To print an upper-case version of a string to stdout, the following code can be used:
const char *s = "xyz";
while (*s != '\0') {
putchar(toupper((unsigned char)*s));
s++;
}
isalnum(3), isalpha(3), isblank(3), iscntrl(3), isdigit(3), isgraph(3), islower(3), isprint(3), ispunct(3), isspace(3), isupper(3), isxdigit(3), tolower(3), toupper(3), ascii(7)
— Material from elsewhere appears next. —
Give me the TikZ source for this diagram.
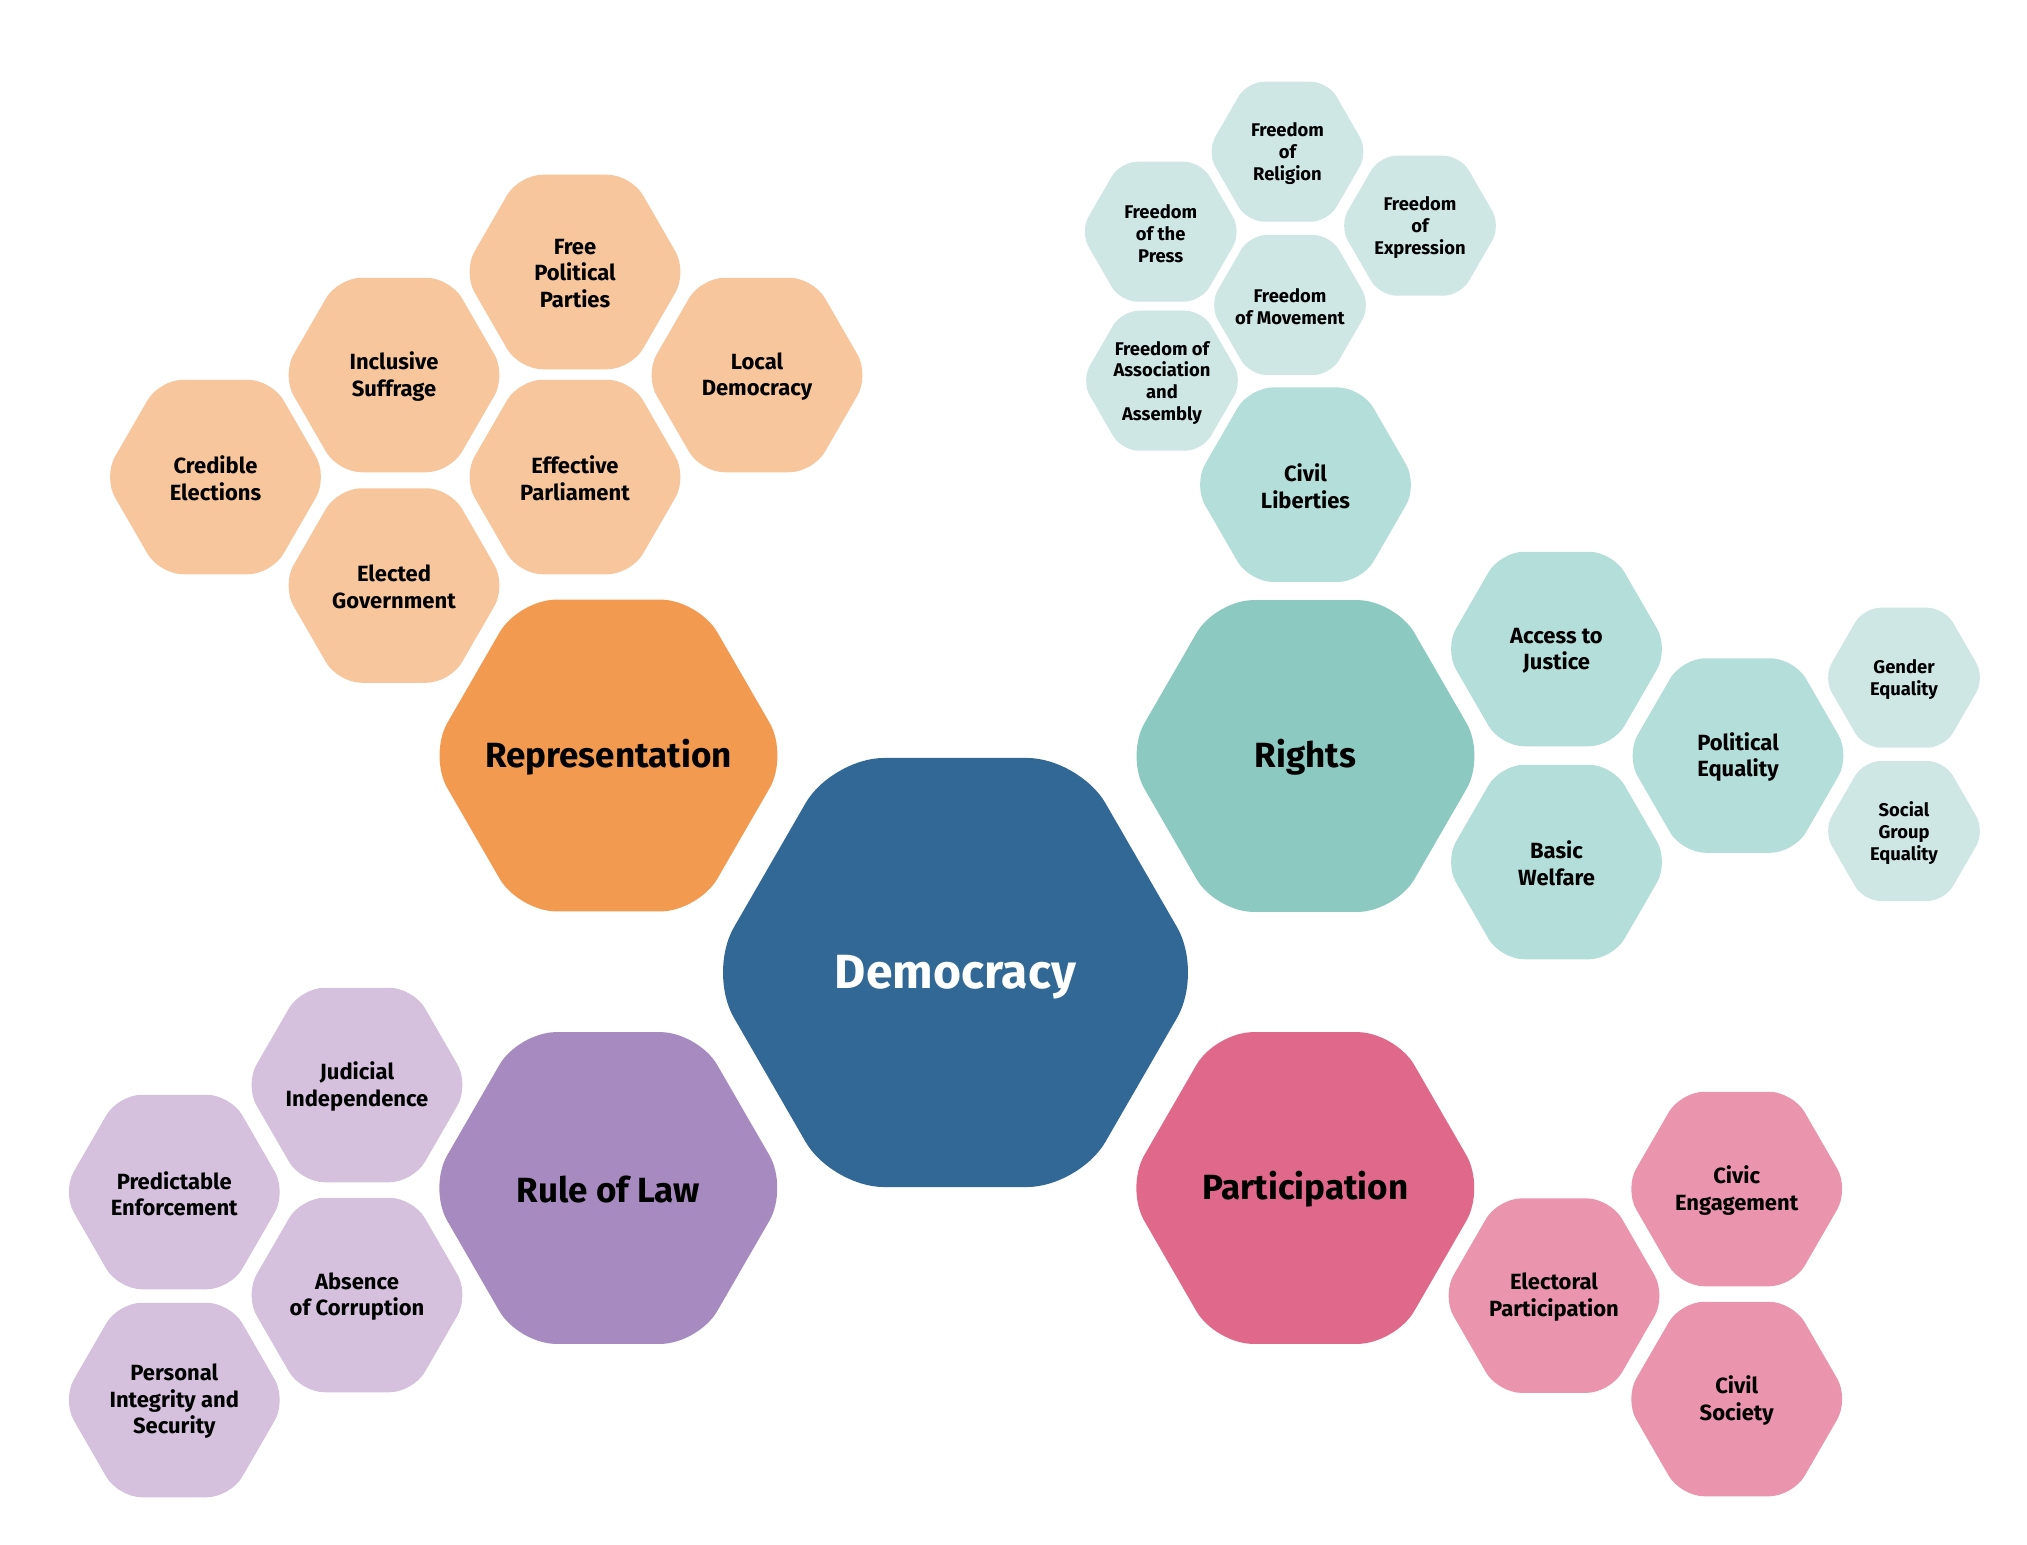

These functions, with the exception of
isblank(), conform to ANSI
X3.159-1989 (“ANSI C89”). All described
functions, including isblank(), also conform to
IEEE Std 1003.1-2001 (“POSIX.1”).
The argument of these functions is of type
int, but only a very restricted subset of values are
actually valid. The argument must either be the value of the macro
EOF (which has a negative value), or must be a
non-negative value within the range representable as
unsigned char. Passing invalid values leads to
undefined behavior.
Values of type int that were returned by
getc(3),
fgetc(3), and similar functions
or macros are already in the correct range, and may be safely passed to
these ctype functions without any casts.
Values of type char or
signed char must first be cast to
unsigned char, to ensure that the values are within
the correct range. Casting a negative-valued char or
signed char directly to int will
produce a negative-valued int, which will be outside
the range of allowed values (unless it happens to be equal to
EOF, but even that would not give the desired
result).
Because the bugs may manifest as silent misbehavior or as crashes
only when fed input outside the US-ASCII range, the
NetBSD implementation of the
ctype functions is designed to elicit a compiler
warning for code that passes inputs of type char in
order to flag code that may pass negative values at runtime that would lead
to undefined behavior:
#include <ctype.h>
#include <locale.h>
#include <stdio.h>
int
main(int argc, char **argv)
{
if (argc < 2)
return 1;
setlocale(LC_ALL, "");
printf(" char=%-4d isprint? %d\n",
(int)*argv[1],
isprint(*argv[1]) ? 1 : 0);
printf("u_char=%-4d isprint? %d\n",
(int)(unsigned char)*argv[1],
isprint((unsigned char)*argv[1]) ? 1 : 0);
return 0;
}
When compiling this program, GCC reports a warning for the line that passes char. At runtime, you may get nonsense answers for some inputs without the cast — if you're lucky and it doesn't crash:
% gcc -Wall -o test test.c
In file included from /usr/include/ctype.h:100,
from test.c:1:
test.c: In function 'main':
test.c:15:21: warning: array subscript has type 'char' [-Wchar-subscripts]
15 | isprint(*argv[1]) ? 1 : 0);
| ^
% LC_CTYPE=C ./test $(printf '\270')
char=-72 isprint? 1
u_char=184 isprint? 0
% LC_CTYPE=C ./test $(printf '\377')
char=-1 isprint? 0
u_char=255 isprint? 0
% LC_CTYPE=fr_FR.ISO8859-1 ./test $(printf '\377')
char=-1 isprint? 0
u_char=255 isprint? 1
Some implementations of libc, such as glibc as of 2018, hide the
undefined behavior by defining the functions to work for all integer inputs
representable by either unsigned char or
char, and suppress the warning. However, this is not
an excuse for avoiding conversion to unsigned char: if
EOF coincides with any such value, as it does when
it is -1 on platforms with signed char, programs that
pass char will still necessarily confuse the
classification and mapping of EOF with the
classification and mapping of some non-EOF inputs.
| September 14, 2025 | NetBSD 11.0 |